Background: A total hip arthroplasty (THA) is a restorative surgery that greatly improves patients’ quality of life. Facing rising surgical demand for THAs, proper patient selection is critical to minimize postoperative complications and resource utilization and to optimize patient outcomes. Machine learning offers a potential solution by analyzing vast amounts of patient data to produce outcome predictions and patient risk profiles, allowing physicians to use clinical informatics as a supplement to their existing workflows for risk stratification.
Hypothesis: The study utilized data from the American College of Surgeons National Surgical Quality Improvement Program (ACS NSQIP) to identify patient factors that predict the likelihood of postoperative infection, re-operation, and hospital readmission following THA. The proposed questions for each outcome of interest were:
1. What pre-surgical factors are the most predictive of a patient’s negative surgical outcome?
2. Can a clinically helpful model be developed utilizing several different machine learning techniques?
Methods: The ACS NSQIP database was used to retrieve pre- and post-operative patient information from individuals who had undergone THA between 2008 and 2019. Data analysis included data categorization, outcome matching, multiple imputations for missing data, and categorical encoding. Data was randomized and scaled into a training, validation, and test data set via a 70-15-15 split. Logistic regression, Gaussian naïve Bayes, K nearest neighbor, and random forest machine learning models were developed. Models were trained and a hyper-parameter search was performed utilizing a cross-validation system. Negative outcome rate prevalence was low in the training data set, so a second analysis was performed on an oversampled data set created through a Synthetic Minority Oversampling Technique (SMOTE) and compared with original data results. Test data was never altered. The performance of a model was estimated by receiver operator characteristic (ROC) curve and area under the curve (AUC) value. An AUC of 0.7 was determined as the threshold of a clinical meaningful model based upon an initial literature search before model development. Confusion matrices were harvested for each model. Models performing significantly better than random were examined for the important pre-surgical qualities impacting predicted outcomes.

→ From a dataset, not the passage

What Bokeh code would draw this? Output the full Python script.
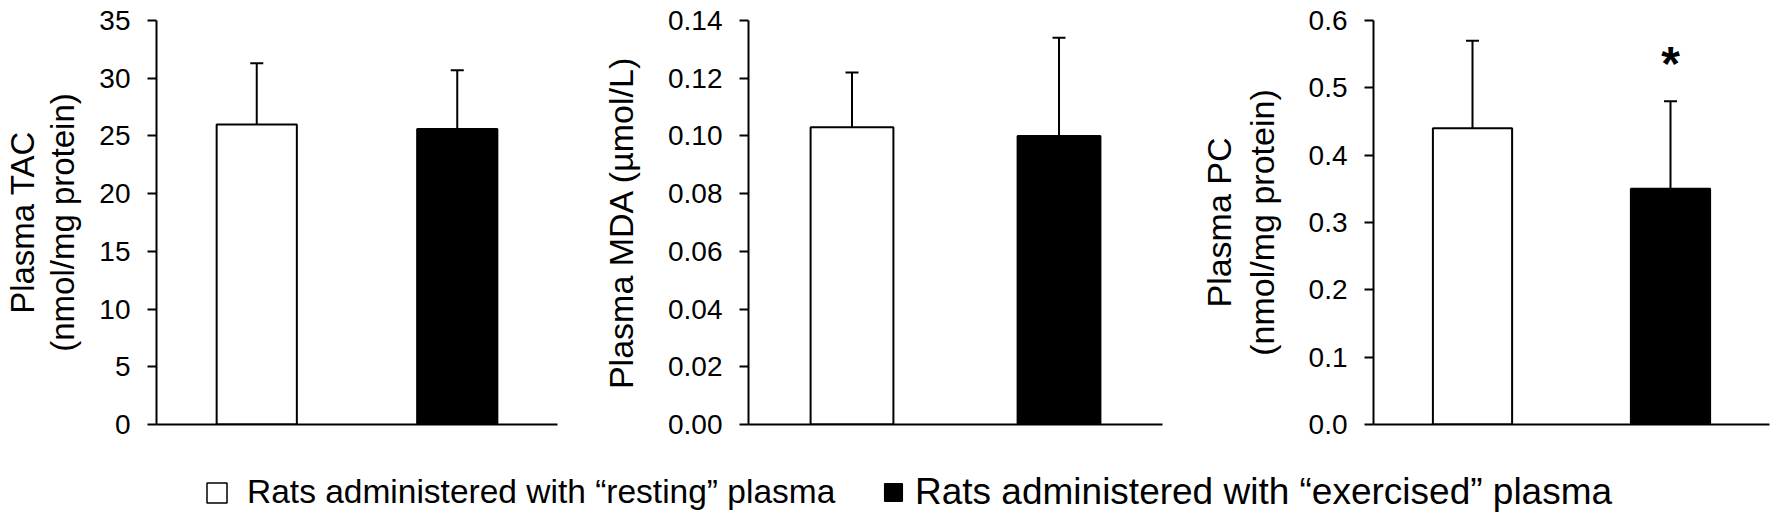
from bokeh.plotting import figure
from bokeh.layouts import column, row
from bokeh.models import (ColumnDataSource, FactorRange, Range1d, FixedTicker,
                          NumeralTickFormatter, Whisker, TeeHead, Legend, LegendItem)
from bokeh.core.properties import value
from bokeh.embed import file_html
from bokeh.resources import INLINE

# ---------------- data ----------------
groups = ["resting", "exercised"]
legend_labels = ["Rats administered with \u201cresting\u201d plasma",
                 "Rats administered with \u201cexercised\u201d plasma"]

tac_mean = [26.0, 25.6]
tac_sd = [5.3, 5.1]
mda_mean = [0.103, 0.100]
mda_sd = [0.019, 0.034]
pc_mean = [0.44, 0.35]
pc_sd = [0.13, 0.13]
pc_sig = ["", "*"]

tac_ticks = [0, 5, 10, 15, 20, 25, 30, 35]
mda_ticks = [0.00, 0.02, 0.04, 0.06, 0.08, 0.10, 0.12, 0.14]
pc_ticks = [0.0, 0.1, 0.2, 0.3, 0.4, 0.5, 0.6]

tac_label = "Plasma TAC\n(nmol/mg protein)"
mda_label = "Plasma MDA (\u00b5mol/L)"
pc_label = "Plasma PC\n(nmol/mg protein)"

# ---------------- style ----------------
FONT = "Liberation Sans"
BAR_FILL = ["white", "black"]


def panel(mean, sd, ticks, fmt, ylabel, width, height, left, right, top, bottom,
          sig=None, label_standoff=20, label_size="34px", label_lh=1.12):
    upper = [m + s for m, s in zip(mean, sd)]
    src = ColumnDataSource(dict(x=groups, mean=mean, upper=upper, fill=BAR_FILL,
                                sig=sig if sig else [""] * len(groups)))
    p = figure(x_range=FactorRange(*groups), y_range=Range1d(ticks[0], ticks[-1]),
               width=width, height=height, min_border_left=left, min_border_right=right,
               min_border_top=top, min_border_bottom=bottom,
               output_backend="svg", toolbar_location=None, tools="")
    p.vbar(x="x", top="mean", bottom=0, width=0.4, source=src, fill_color="fill",
           line_color="black", line_width=2)
    w = Whisker(base="x", upper="upper", lower="mean", source=src, dimension="height",
                line_color="black", line_width=2,
                upper_head=TeeHead(size=13, line_width=2, line_color="black"),
                lower_head=None)
    p.add_layout(w)
    p.text(x="x", y="upper", text="sig", source=src, text_font=value(FONT),
           text_font_style="bold", text_font_size="48px", text_align="center",
           text_baseline="alphabetic", y_offset=-38, text_color="black")

    p.xgrid.visible = False
    p.ygrid.visible = False
    p.outline_line_color = None

    ya = p.yaxis[0]
    ya.ticker = FixedTicker(ticks=ticks)
    ya.formatter = NumeralTickFormatter(format=fmt)
    ya.axis_label = ylabel
    ya.axis_label_text_font = FONT
    ya.axis_label_text_font_size = label_size
    ya.axis_label_text_font_style = "normal"
    ya.axis_label_text_color = "black"
    ya.axis_label_text_line_height = label_lh
    ya.axis_label_standoff = label_standoff
    ya.major_label_text_font = FONT
    ya.major_label_text_font_size = "28px"
    ya.major_label_text_color = "black"
    ya.major_label_standoff = 17
    ya.major_tick_out = 9
    ya.major_tick_in = 0
    ya.major_tick_line_width = 2
    ya.major_tick_line_color = "black"
    ya.minor_tick_line_color = None
    ya.axis_line_width = 2
    ya.axis_line_color = "black"

    xa = p.xaxis[0]
    xa.major_tick_line_color = None
    xa.minor_tick_line_color = None
    xa.major_label_text_color = None
    xa.major_label_text_font_size = "1px"
    xa.major_label_standoff = 0
    xa.axis_line_width = 2
    xa.axis_line_color = "black"
    return p


p1 = panel(tac_mean, tac_sd, tac_ticks, "0", tac_label,
           width=560, height=446, left=152, right=3, top=20, bottom=20,
           label_standoff=15, label_size="33px", label_lh=1.1)
p2 = panel(mda_mean, mda_sd, mda_ticks, "0.00", mda_label,
           width=605, height=446, left=188, right=3, top=17, bottom=22, label_standoff=25)
p3 = panel(pc_mean, pc_sd, pc_ticks, "0.0", pc_label,
           width=608, height=446, left=208, right=4, top=17, bottom=22,
           sig=pc_sig, label_standoff=25)

# ---------------- legend strip ----------------
leg_src = ColumnDataSource(dict(x=groups, mean=tac_mean, fill=BAR_FILL))
lf = figure(width=1773, height=82, x_range=FactorRange(*groups), y_range=Range1d(0, 1),
            x_axis_location=None, y_axis_location=None, min_border=0,
            output_backend="svg", toolbar_location=None, tools="")
lf.xgrid.visible = False
lf.ygrid.visible = False
lf.outline_line_color = None
r_leg = lf.vbar(x="x", top="mean", width=0.4, source=leg_src, fill_color="fill",
                line_color="black", line_width=1.5, visible=False)

common = dict(orientation="horizontal", padding=0, margin=0, border_line_color=None,
              background_fill_alpha=0, inactive_fill_alpha=0,
              label_text_font=FONT, label_text_color="black")
legend1 = Legend(items=[LegendItem(label=legend_labels[0], renderers=[r_leg], index=0)],
                 location=(204, 17), glyph_width=25, glyph_height=25, label_standoff=18,
                 label_text_font_size="33.5px", **common)
legend2 = Legend(items=[LegendItem(label=legend_labels[1], renderers=[r_leg], index=1)],
                 location=(882, 15), glyph_width=22, glyph_height=22, label_standoff=11,
                 label_text_font_size="37px", **common)
lf.add_layout(legend1)
lf.add_layout(legend2)

layout = column(row(p1, p2, p3), lf)
open("out.html", "w").write(file_html(layout, INLINE))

Results: A total of 263,075 patients who had undergone THA were identified in the database. During model evaluation, logistic regression models repeatedly performed the best while random forest models were also moderately useful for post-surgical outcome predictions. These models were more accurate for predicting safe surgical outcomes. Trends noted by predictive models showed BMI, race, assigned American Society of Anesthesiologist (ASA) physical status classification, pre-surgical hematocrit, albumin, and INR were most predictive of THA postoperative negative outcomes.
Conclusions: As more patient data becomes available, a machine learning prediction model becomes a more realistic risk stratification tool that allows targeted patient selection for THA operations, minimizing the risk of complications. Machine learning tools further offer the ability to provide potential cost benefits, as expensive revision THA surgeries are often matched with prolonged hospital stays. The outcomes from such tools can be utilized by healthcare administrators and physicians as fiscal and patient outcome goals align to create effective pre-surgical screening predictions. Current machine learning models remain dependent on the data used for its validation, potentially leading to an over-prediction or underestimation of the actual patient risk and other fallacies that accompany large data set analysis. Yet, machine learning algorithms, in their current state, remain as an opportunity to adjunct current clinical evaluation and risk stratification based on cohort studies.